● **Task statement**: Lines containing the word "seaborn" should be extracted in full.
• • • •
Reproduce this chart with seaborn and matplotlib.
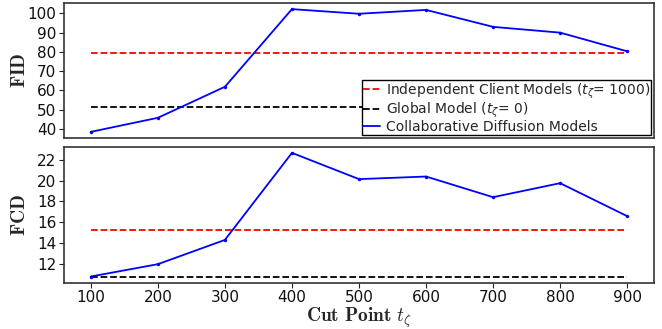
import numpy as np
import pandas as pd
import matplotlib
matplotlib.use('Agg')
import matplotlib.pyplot as plt
from matplotlib.font_manager import FontProperties
import seaborn as sns

# values
cut_points = [100, 200, 300, 400, 500, 600, 700, 800, 900]
fid_collab = [38.5, 45.8, 61.9, 102.2, 99.8, 101.8, 93.0, 90.0, 80.3]
fid_independent = 79.3
fid_global = 51.5
fcd_collab = [10.75, 11.94, 14.28, 22.67, 20.14, 20.39, 18.4, 19.75, 16.57]
fcd_independent = 15.26
fcd_global = 10.75

labels = ['Independent Client Models ($t_\\zeta$= 1000)',
          'Global Model ($t_\\zeta$= 0)',
          'Collaborative Diffusion Models']


def main():
    sns.set_style('ticks')
    plt.rcParams['font.family'] = ['DejaVu Sans']
    plt.rcParams['mathtext.fontset'] = 'cm'

    fig = plt.figure(figsize=(6.62, 3.29), dpi=100)
    W, H = 662, 329
    ax1 = fig.add_axes([64 / W, (H - 138) / H, 590 / W, 135 / H])
    ax2 = fig.add_axes([64 / W, (H - 282.7) / H, 590 / W, 136 / H], sharex=ax1)

    panels = [(ax1, fid_collab, fid_independent, fid_global, 'FID'),
              (ax2, fcd_collab, fcd_independent, fcd_global, 'FCD')]

    for ax, collab, indep, glob, name in panels:
        df = pd.DataFrame({'t': cut_points,
                           'indep': [indep] * len(cut_points),
                           'glob': [glob] * len(cut_points),
                           'collab': collab})
        sns.lineplot(data=df, x='t', y='indep', ax=ax, color='red',
                     linestyle='--', linewidth=1.3, label=labels[0])
        sns.lineplot(data=df, x='t', y='glob', ax=ax, color='black',
                     linestyle='--', linewidth=1.3, label=labels[1])
        sns.lineplot(data=df, x='t', y='collab', ax=ax, color='blue',
                     linewidth=1.3, marker='o', markersize=2.5,
                     markeredgewidth=0, label=labels[2])
        ax.set_ylabel('$\\mathbf{%s}$' % name, fontsize=14)
        ax.set_xlabel('')
        ax.tick_params(labelsize=11, length=3.5, width=0.8, colors='#222',
                       labelcolor='#111', pad=2)
        for sp in ax.spines.values():
            sp.set_visible(True)
            sp.set_linewidth(1.2)
            sp.set_color('#333')

    ax1.set_yticks([40, 50, 60, 70, 80, 90, 100])
    ax2.set_yticks([12, 14, 16, 18, 20, 22])
    ax2.set_xticks(cut_points)
    ax1.tick_params(axis='x', bottom=False, labelbottom=False)
    ax2.get_legend().remove()

    leg_font = FontProperties(family='DejaVu Sans', size=10,
                              math_fontfamily='dejavusans')
    leg = ax1.legend(loc='lower right', prop=leg_font, fancybox=False,
                     edgecolor='black', framealpha=1, labelspacing=0.0,
                     borderpad=0.1, handlelength=1.2, handletextpad=0.4,
                     borderaxespad=0.2)
    leg.get_frame().set_linewidth(1.0)
    for h in leg.legend_handles:
        h.set_marker('')

    ax2.set_xlabel('$\\mathbf{Cut\\ Point}\\ t_\\zeta$', fontsize=14, labelpad=0)
    ax1.yaxis.set_label_coords(-0.06, 0.5)
    ax2.yaxis.set_label_coords(-0.06, 0.5)

    fig.savefig('out.png', dpi=100)
    plt.close(fig)


if __name__ == '__main__':
    main()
• • • •
● **Full answer**:
Reproduce this chart with seaborn and matplotlib.
import seaborn as sns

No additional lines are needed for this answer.